Solved Problems: Applying Confidence Intervals to Hypothesis Testing Scenarios

📚 Quick Study Guide

• 📊 Confidence Interval (CI): A range of values likely to contain the true population parameter. Calculated as: $\text{Sample Statistic} \pm (Critical Value \times \text{Standard Error})$.
• 🧪 Hypothesis Testing: A method to test a claim about a population using sample data. We typically set up a null hypothesis ($H_0$) and an alternative hypothesis ($H_a$).
• 𝛼 Significance Level ($\alpha$): The probability of rejecting the null hypothesis when it is true (Type I error). Common values are 0.05 and 0.01.
• ⚖️ Relationship: A confidence interval can be used to perform a hypothesis test. If the hypothesized value falls *outside* the CI, we reject the null hypothesis.
• 💡 One-tailed vs. Two-tailed: One-tailed tests consider direction (e.g., greater than), while two-tailed tests consider any difference. Confidence intervals are usually linked to two-tailed tests.
• 🔢 Z-test vs. T-test: Use a Z-test when the population standard deviation is known or the sample size is large (n > 30).
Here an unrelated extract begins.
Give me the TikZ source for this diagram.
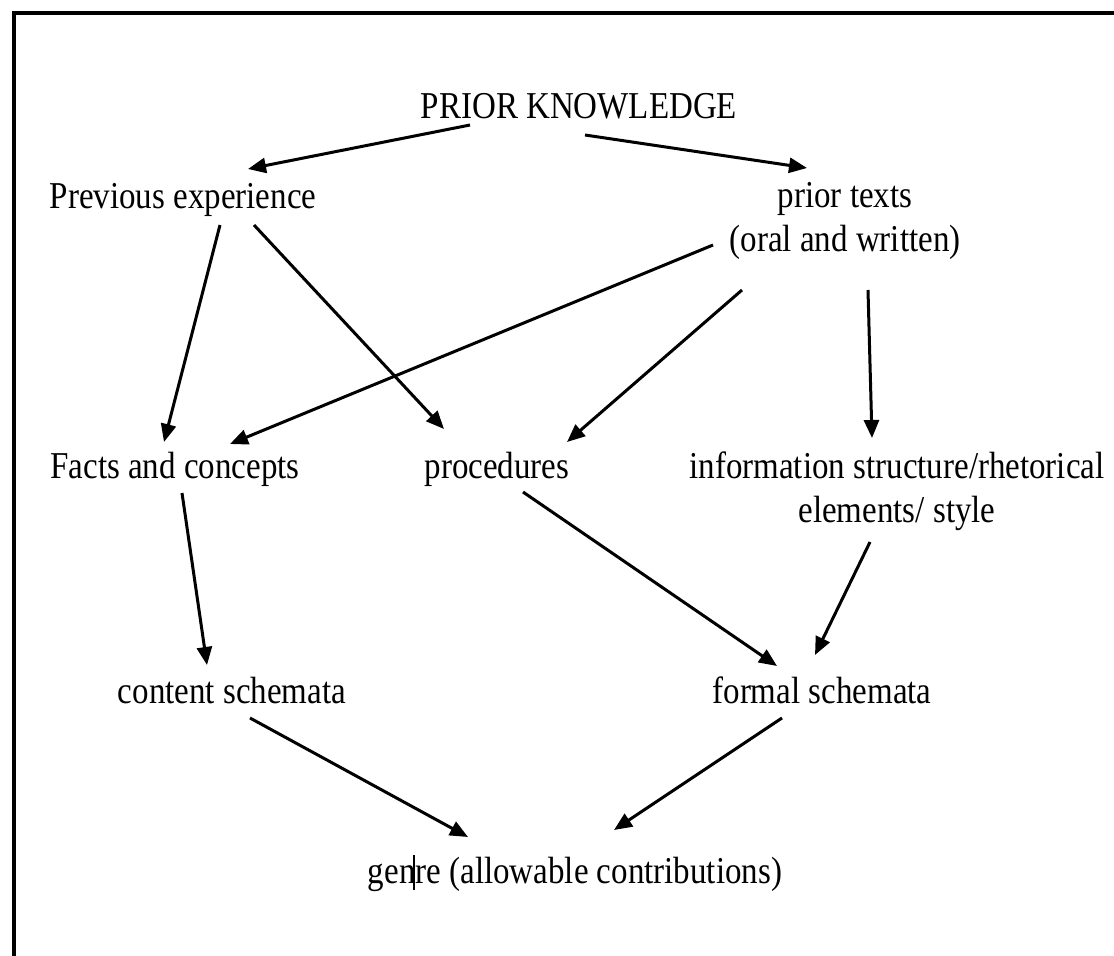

Use a T-test when the population standard deviation is unknown and the sample size is small.
• 📝 P-value: The probability of observing a test statistic as extreme as, or more extreme than, the statistic obtained from a sample, assuming that the null hypothesis is true. If the p-value is less than $\alpha$, we reject the null hypothesis.

Practice Quiz

1. Question 1: A 95% confidence interval for the mean is (10, 20). Which of the following null hypotheses would be rejected at the 5% significance level?
   1. A) $H_0: \mu = 12$
   2. B) $H_0: \mu = 15$
   3. C) $H_0: \mu = 19$
   4. D) $H_0: \mu = 21$
2. Question 2: If a 99% confidence interval for the difference in means between two populations does *not* contain zero, what can we conclude about the null hypothesis that the means are equal, at a significance level of 1%?
   1. A) Fail to reject the null hypothesis.
   2. B) Reject the null hypothesis.
   3. C) Accept the null hypothesis.
   4. D) The test is inconclusive.
3. Question 3: A researcher calculates a 90% confidence interval for a population proportion to be (0.45, 0.55). If they wanted to test the hypothesis $H_0: p = 0.5$ vs. $H_a: p \neq 0.5$ at a significance level of 10%, what would be the conclusion?
   1. A) Reject the null hypothesis.
   2. B) Fail to reject the null hypothesis.
   3. C) Accept the null hypothesis.
   4. D) The sample size is too small to conclude.
4. Question 4: Which of the following statements is true regarding the relationship between confidence intervals and hypothesis testing?
   1. A) A confidence interval can only be used for one-tailed tests.
   2. B) If the hypothesized value falls within the confidence interval, we reject the null hypothesis.
   3. C) If the hypothesized value falls outside the confidence interval, we reject the null hypothesis.
   4. D) Confidence intervals are not related to hypothesis testing.
5. Question 5: A 95% confidence interval for the slope of a regression line is (-0.5, 0.2). At the 5% significance level, can we conclude that there is a significant linear relationship between the variables?
   1. A) Yes, there is a significant positive linear relationship.
   2. B) Yes, there is a significant negative linear relationship.
   3. C) No, there is no significant linear relationship.
   4. D) The test is inconclusive.
6. Question 6: What happens to the width of a confidence interval as the sample size increases, assuming all other factors remain constant?
   1. A) The width increases.
   2. B) The width decreases.
   3. C) The width remains the same.
   4. D) The width becomes zero.
7. Question 7: A researcher constructs a 95% confidence interval for the population mean. Which of the following is the correct interpretation of the confidence interval?
   1. A) There is a 95% probability that the sample mean lies within the interval.
   2. B) There is a 95% probability that the population mean lies within the interval.
   3. C) 95% of all sample means will lie within the interval.
   4. D) The interval contains 95% of the data values.